The RDY can select one of three PRF (Pulse Repetition Frequency) modes, namely low, medium and high when operating in the air intercept mode (Auto Waveform Management). Low PRF is employed in the Look - Up mode. High PRF is best suited to long range Look - Down, while Medium PRF is used at all altitudes due to its reliable target detection properties. Thomson - CSF have developed algorithms that continually optimise the wave form to guarantee the highest target discrimination, even when the enemy is using advanced ECM. RDY has proved its ability to accurately measure target range even in heavy ground clutter and consistently demonstrates a “False Alarm Rate” of zero. When operating in the air-to-ground mode, the RDY employs Doppler Beam Sharpening, terrain mapping and air-to-ground ranging. RDY can simultaneously detect 24 airborne targets, irrespective of their altitude, track the eight most threatening and auto-prioritise four of them. Thomson-CSF/Detexis quote the look-up, look-down, shoot-up, shoot-down performance as being 70 km. In actual practice engagements conducted by the French AdlA, RDY has demonstrated its ability to detect, reliably, fighter size targets at 140 km. Great effort has been made reduce the effectiveness of any ECM that the enemy might choose to employ. Of significance is the advanced signal processing and the Monopulse receiver with its three independent channels. The RDY is however being developed further. The latest version, RDY-2 has a 15% greater air-to-air range, a SAR (Synthetic Aperture Radar) mode that allows ground mapping with a resolution of less than one metre and refined moving ground target tracking.

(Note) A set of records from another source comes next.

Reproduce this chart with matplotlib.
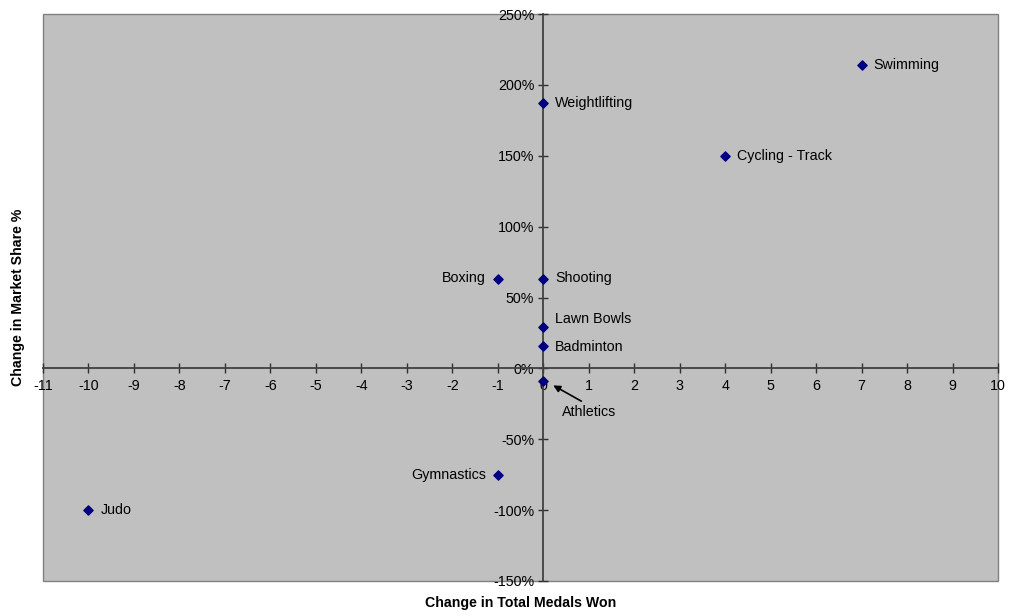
import matplotlib.pyplot as plt
from matplotlib.ticker import FuncFormatter, MultipleLocator
from matplotlib.patches import Rectangle

plt.rcParams['font.family'] = ['Liberation Sans', 'DejaVu Sans']
plt.rcParams['axes.unicode_minus'] = False

sports = ['Swimming', 'Weightlifting', 'Cycling - Track', 'Boxing', 'Shooting',
          'Lawn Bowls', 'Badminton', 'Athletics', 'Gymnastics', 'Judo']
medal_change = [7, 0, 4, -1, 0, 0, 0, 0, -1, -10]
share_change = [214, 187, 150, 63, 63, 29, 16, -9, -75, -100]

fig = plt.figure(figsize=(10.1, 6.16), dpi=100)
ax = fig.add_axes([43 / 1010, 35 / 616, 955 / 1010, 567 / 616])
ax.set_facecolor('#C0C0C0')

ax.scatter(medal_change, share_change, marker='D', s=22, color='#000080', zorder=3)

ax.set_xlim(-11, 10)
ax.set_ylim(-150, 250)
ax.xaxis.set_major_locator(MultipleLocator(1))
ax.yaxis.set_major_locator(MultipleLocator(50))
ax.yaxis.set_major_formatter(FuncFormatter(lambda v, p: '%d%%' % v))

# axes cross at the origin
for side in ['top', 'right']:
    ax.spines[side].set_visible(False)
ax.spines['left'].set_position(('data', 0))
ax.spines['bottom'].set_position(('data', 0))
for side in ['left', 'bottom']:
    ax.spines[side].set_color('#404040')
    ax.spines[side].set_linewidth(1.3)
ax.tick_params(direction='inout', length=7, width=1, color='#303030',
               labelsize=10.3, pad=3)
ax.tick_params(axis='x', pad=4)

# outer frame of the plot area
ax.add_patch(Rectangle((0, 0), 1, 1, transform=ax.transAxes, fill=False,
                       edgecolor='#808080', linewidth=1, zorder=0.5, clip_on=False))

# point labels (a couple nudged so they don't crowd)
nudge = {'Lawn Bowls': 6, 'Badminton': -1, 'Shooting': 1, 'Boxing': 1}
for name, x, y in zip(sports, medal_change, share_change):
    dy = nudge.get(name, 0)
    if name == 'Athletics':
        ax.annotate(name, xy=(0.22, -12), xytext=(1.0, -31), ha='center', va='center',
                    fontsize=10.3, arrowprops=dict(arrowstyle='-|>', color='black',
                                                   lw=1.2, mutation_scale=10,
                                                   relpos=(0.5, 1.0),
                                                   shrinkA=2, shrinkB=0))
    elif name in ('Boxing', 'Gymnastics'):
        ax.annotate(name, (x, y), xytext=(-8.5, dy), textcoords='offset points',
                    ha='right', va='center', fontsize=10.3)
    else:
        ax.annotate(name, (x, y), xytext=(8.5, dy), textcoords='offset points',
                    ha='left', va='center', fontsize=10.3)

fig.text(521 / 1010, 1 - 603 / 616, 'Change in Total Medals Won', ha='center',
         va='center', fontsize=10.2, fontweight='bold')
fig.text(18 / 1010, 1 - 297 / 616, 'Change in Market Share %', ha='center',
         va='center', rotation=90, fontsize=10.2, fontweight='bold')

plt.savefig('out.png', dpi=100)
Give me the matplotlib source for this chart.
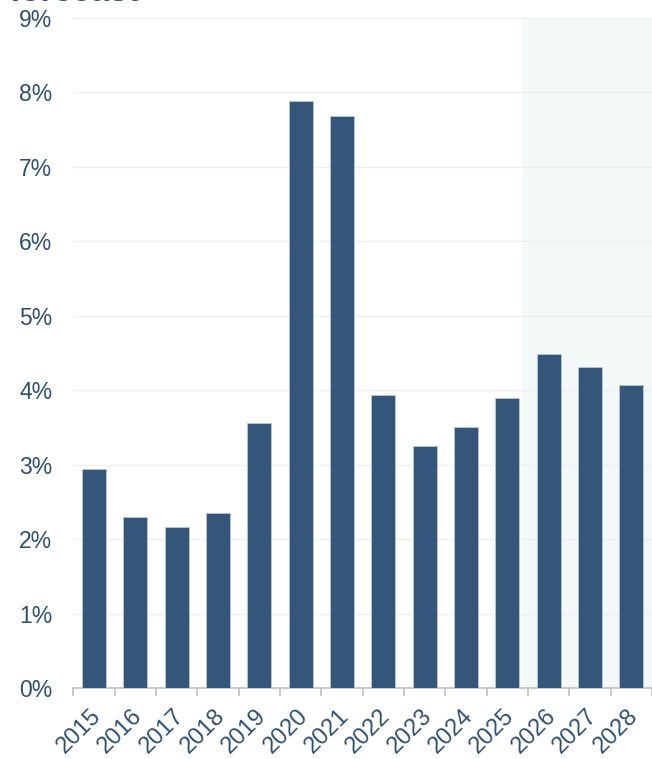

RDY is the standard fit on the Mirage 2000-5,-5Mk2 (enhanced RDY) and -9 (enhanced RDY) aircraft and has been retrofitted aboard 37 French Air Force Mirage 2000Cs (aircraft to Mirage 2000-5F standard; 11 aircraft redelivered during 1998, 22 during 1999), 25 Greek Mirage 2000EG and 62 United Arab Emirates' Mirage 2000EAD/DADs. Other identified offshore customers for the Mirage 2000-5 comprise Qatar (Mirage 2000-5EDA and -5DDA aircraft) and Taiwan (Mirage 2000-5Ei and -5Di aircraft).